To understand Watanabe's discussion, it is important to realize that what he meant by "singularity". The (strict) singularity coincides with the geometric notion of singular metric in his theory.
p.10 [Watanabe] :"A statistical model $p(x\mid w)$ is said to be regular if it
is identifiable and has a positive definite metric. If a statistical
model is not regular, then it is called strictly singular."
In practice, singularity usually arise when the Fisher information metric induced by the model in degenerated on the manifold defined by the model, like low rank or sparse cases in "machine learning" works.
What Watanabe said about the convergence of empirical KL divergence to its theoretic value can be understood as follows. One origin of the notion of divergence comes from robust statistics. The M-estimators, which include MLE as a special case with contrast function $\rho(\theta,\delta(X))=-\log p(X\mid \theta)$, are usually discussed using weak topology. It is reasonable to discuss the convergence behavior using weak topology over the space $M(\cal{X})$(the manifold of all possible measures defined on Polish space $\cal{X}$) because we want to study the robustness behavior of MLE. A classical theorem in [Huber] stated that with well separated divergence function $D(\theta_0,\theta)=E_{\theta_{0}}\rho(\theta,\delta)$. $$\inf_{|\theta-\theta_0|\geq\epsilon}(|D(\theta_0,\theta)-D(\theta_0,\theta_0)| )>0$$
and good empirical approximation of contrast function to divergence,
$$\sup_{\theta}\left|\frac{1}{n}\sum_{i}\rho(\theta,\delta(X_i))- D(\theta_0,\theta)\right|\rightarrow 0,n\rightarrow\infty$$
along with regularity, we can yield consistency in sense
$$\hat{\theta_n}:=\mathrm{arg\,min}_{\theta}\rho(\theta,\delta(X_n))$$
will converge to $\theta_0$ in probability $P_{\theta_0}$. This result requires far more precise conditions if we compared with Doob's result [Doob] in weak consistency of Bayesian estimator.

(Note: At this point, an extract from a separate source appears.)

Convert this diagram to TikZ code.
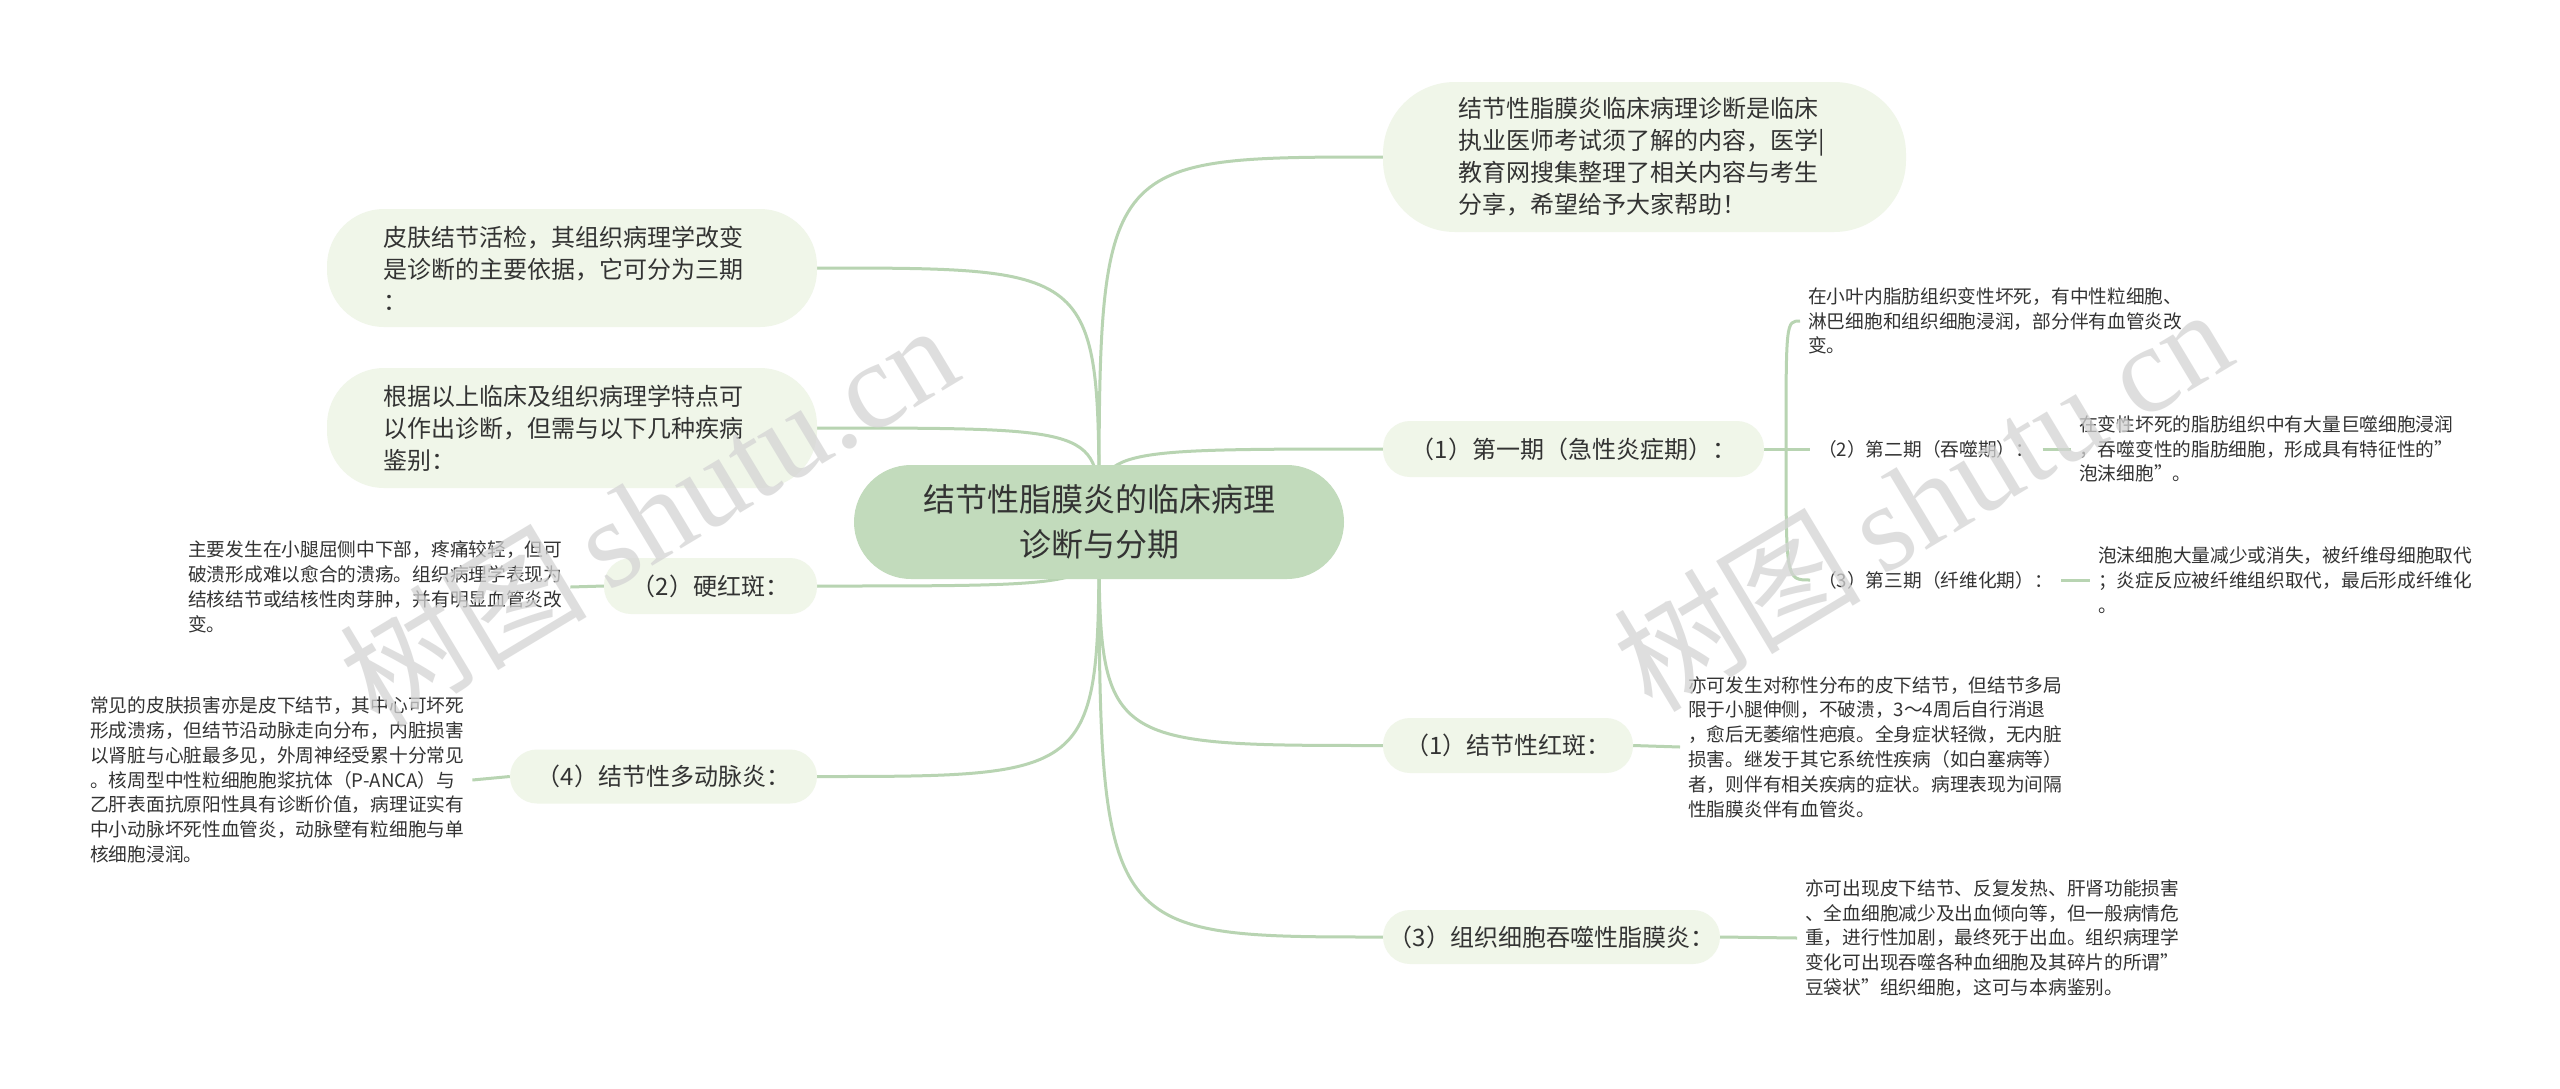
\documentclass[tikz,border=0pt]{standalone}
\usepackage{fontspec}
\setmainfont{Noto Sans CJK SC}
\newfontfamily\wmserif{Liberation Serif}
\usetikzlibrary{backgrounds}
\definecolor{mainfill}{HTML}{C2DBBC}
\definecolor{subfill}{HTML}{F0F6E9}
\definecolor{linec}{HTML}{B8D4B2}
\definecolor{txt}{HTML}{333333}
\definecolor{wm}{HTML}{D4D4D4}
\tikzset{
  centralnode/.style={fill=mainfill, rounded corners=57pt, minimum width=490pt, minimum height=114pt, align=center, text=txt, font=\fontsize{32}{45}\selectfont, inner sep=0pt},
  bigbox/.style={fill=subfill, text=txt, align=left, font=\fontsize{24}{32}\selectfont, inner ysep=0pt},
  pillnode/.style={fill=subfill, text=txt, font=\fontsize{24}{30}\selectfont, minimum height=56pt, rounded corners=27pt, inner xsep=0pt, inner ysep=0pt},
  desc/.style={text=txt, align=left, font=\fontsize{18.7}{24.8}\selectfont, inner xsep=8pt, inner ysep=2pt, anchor=west},
  stage/.style={text=txt, font=\fontsize{18.7}{24}\selectfont, inner xsep=8pt, inner ysep=2pt, anchor=west},
  conn/.style={draw=linec, line width=3pt},
  wmark/.style={text=wm, font=\fontsize{124}{124}\selectfont, rotate=31, opacity=0.75}
}
\begin{document}
\begin{tikzpicture}[x=1pt, y=-1pt]
\useasboundingbox (0,0) rectangle (2560,1088);

% main nodes
\node[centralnode] (c) at (1099,522) {结节性脂膜炎的临床病理\\诊断与分期};

\node[bigbox, text width=373pt, inner xsep=75pt, minimum height=150pt, rounded corners=72pt] (tr) at (1644.5,157)
  {结节性脂膜炎临床病理诊断是临床\\执业医师考试须了解的内容，医学|\\教育网搜集整理了相关内容与考生\\分享，希望给予大家帮助！};

\node[bigbox, text width=378pt, inner xsep=56pt, minimum height=118pt, rounded corners=57pt] (ba) at (572,268)
  {皮肤结节活检，其组织病理学改变\\是诊断的主要依据，它可分为三期\\：};

\node[bigbox, text width=378pt, inner xsep=56pt, minimum height=120pt, rounded corners=57pt] (bb) at (572,428)
  {根据以上临床及组织病理学特点可\\以作出诊断，但需与以下几种疾病\\鉴别：};

\node[pillnode, minimum width=213pt] (hong) at (710.5,586) {（2）硬红斑：};
\node[pillnode, minimum width=307pt, minimum height=54pt] (pan) at (663.5,776.5) {（4）结节性多动脉炎：};
\node[pillnode, minimum width=381pt] (r1) at (1573.5,449) {（1）第一期（急性炎症期）：};
\node[pillnode, minimum width=250pt, minimum height=55pt] (r2) at (1508,745.5) {（1）结节性红斑：};
\node[pillnode, minimum width=337pt, minimum height=54pt] (r3) at (1551.5,937) {（3）组织细胞吞噬性脂膜炎：};

% descriptions
\node[desc] (dh) at (180,587)
  {主要发生在小腿屈侧中下部，疼痛较轻，但可\\破溃形成难以愈合的溃疡。组织病理学表现为\\结核结节或结核性肉芽肿，并有明显血管炎改\\变。};
\node[desc] (dp) at (82,780)
  {常见的皮肤损害亦是皮下结节，其中心可坏死\\形成溃疡，但结节沿动脉走向分布，内脏损害\\以肾脏与心脏最多见，外周神经受累十分常见\\。核周型中性粒细胞胞浆抗体（P-ANCA）与\\乙肝表面抗原阳性具有诊断价值，病理证实有\\中小动脉坏死性血管炎，动脉壁有粒细胞与单\\核细胞浸润。};
\node[desc] (a1) at (1800,321)
  {在小叶内脂肪组织变性坏死，有中性粒细胞、\\淋巴细胞和组织细胞浸润，部分伴有血管炎改\\变。};
\node[stage] (s2) at (1810,449) {（2）第二期（吞噬期）：};
\node[stage] (s3) at (1810,580) {（3）第三期（纤维化期）：};
\node[desc] (d2) at (2071,449)
  {在变性坏死的脂肪组织中有大量巨噬细胞浸润\\，吞噬变性的脂肪细胞，形成具有特征性的”\\泡沫细胞”。};
\node[desc] (d3) at (2090,580)
  {泡沫细胞大量减少或消失，被纤维母细胞取代\\；炎症反应被纤维组织取代，最后形成纤维化\\。};
\node[desc] (de) at (1680,747)
  {亦可发生对称性分布的皮下结节，但结节多局\\限于小腿伸侧，不破溃，3～4周后自行消退\\，愈后无萎缩性疤痕。全身症状轻微，无内脏\\损害。继发于其它系统性疾病（如白塞病等）\\者，则伴有相关疾病的症状。病理表现为间隔\\性脂膜炎伴有血管炎。};
\node[desc] (df) at (1797,938)
  {亦可出现皮下结节、反复发热、肝肾功能损害\\、全血细胞减少及出血倾向等，但一般病情危\\重，进行性加剧，最终死于出血。组织病理学\\变化可出现吞噬各种血细胞及其碎片的所谓”\\豆袋状”组织细胞，这可与本病鉴别。};

\coordinate (j) at (1786,449);

\begin{pgfonlayer}{background}
  \fill[white] (0,0) rectangle (2560,1088);
  \foreach \t in {tr,r1,r2,r3}
    \draw[conn] (c.center) .. controls (c.center |- \t.west) .. (\t.west);
  \foreach \t in {ba,bb,hong,pan}
    \draw[conn] (c.center) .. controls (c.center |- \t.east) .. (\t.east);
  \draw[conn] (dh.east) -- (hong.west);
  \draw[conn] (dp.east) -- (pan.west);
  \draw[conn] (r2.east) -- (de.west);
  \draw[conn] (r3.east) -- (df.west);
  \draw[conn] (r1.east) -- (j);
  \draw[conn] (j) .. controls (j |- a1.west) .. (a1.west);
  \draw[conn] (j) -- (s2.west);
  \draw[conn] (j) .. controls (j |- s3.west) .. (s3.west);
  \draw[conn] (s2.east) -- (d2.west);
  \draw[conn] (s3.east) -- (d3.west);
\end{pgfonlayer}

% watermarks
\node[wmark] (w1) at (648,514) {树图\,{\wmserif shutu.cn}};
\node[wmark] (w2) at (1922,498) {树图\,{\wmserif shutu.cn}};
\end{tikzpicture}
\end{document}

So here Bayesian estimators and MLE diverges. If we still use weak topology to discuss consistency of Bayesian estimators, it is meaningless because Bayesian estimators will always(with probability one) be consistent by Doob. Therefore a more appropriate topology is Schwarz distribution topology which allows weak derivatives and von Mises' theory came into play. Barron had a very nice technical report on this topic how we could use Schwartz theorem to obtain consistency.
In another perspective, Bayesian estimators are distributions and their topology should be something different. Then what kind of role the divergence $D$ plays in that kind of topology? The answer is that it defines KL support of priors which allows Bayesian estimator to be strongly consistent.
The "singular learning result" is affected because, as we see, Doob's consistency theorem ensures that Bayesian estimators to be weakly consistent(even in singular model) in weak topology while MLE should meet certain requirements in the same topology.
Just one word, [Watanabe] is not for beginners. It has some deep implications on real analytic sets which requires more mathematical maturity than most statisticians have, so it is probably not a good idea to read it without appropriate guidance.
$\blacksquare$ References
[Watanabe] Watanabe, Sumio. Algebraic geometry and statistical learning theory. Vol. 25. Cambridge University Press, 2009.
[Huber] Huber, Peter J. "The behavior of maximum likelihood estimates under nonstandard conditions." Proceedings of the fifth Berkeley symposium on mathematical statistics and probability. Vol. 1. No. 1. 1967.
[Doob] Doob, Joseph L. "Application of the theory of martingales." Le calcul des probabilites et ses applications (1949): 23-27.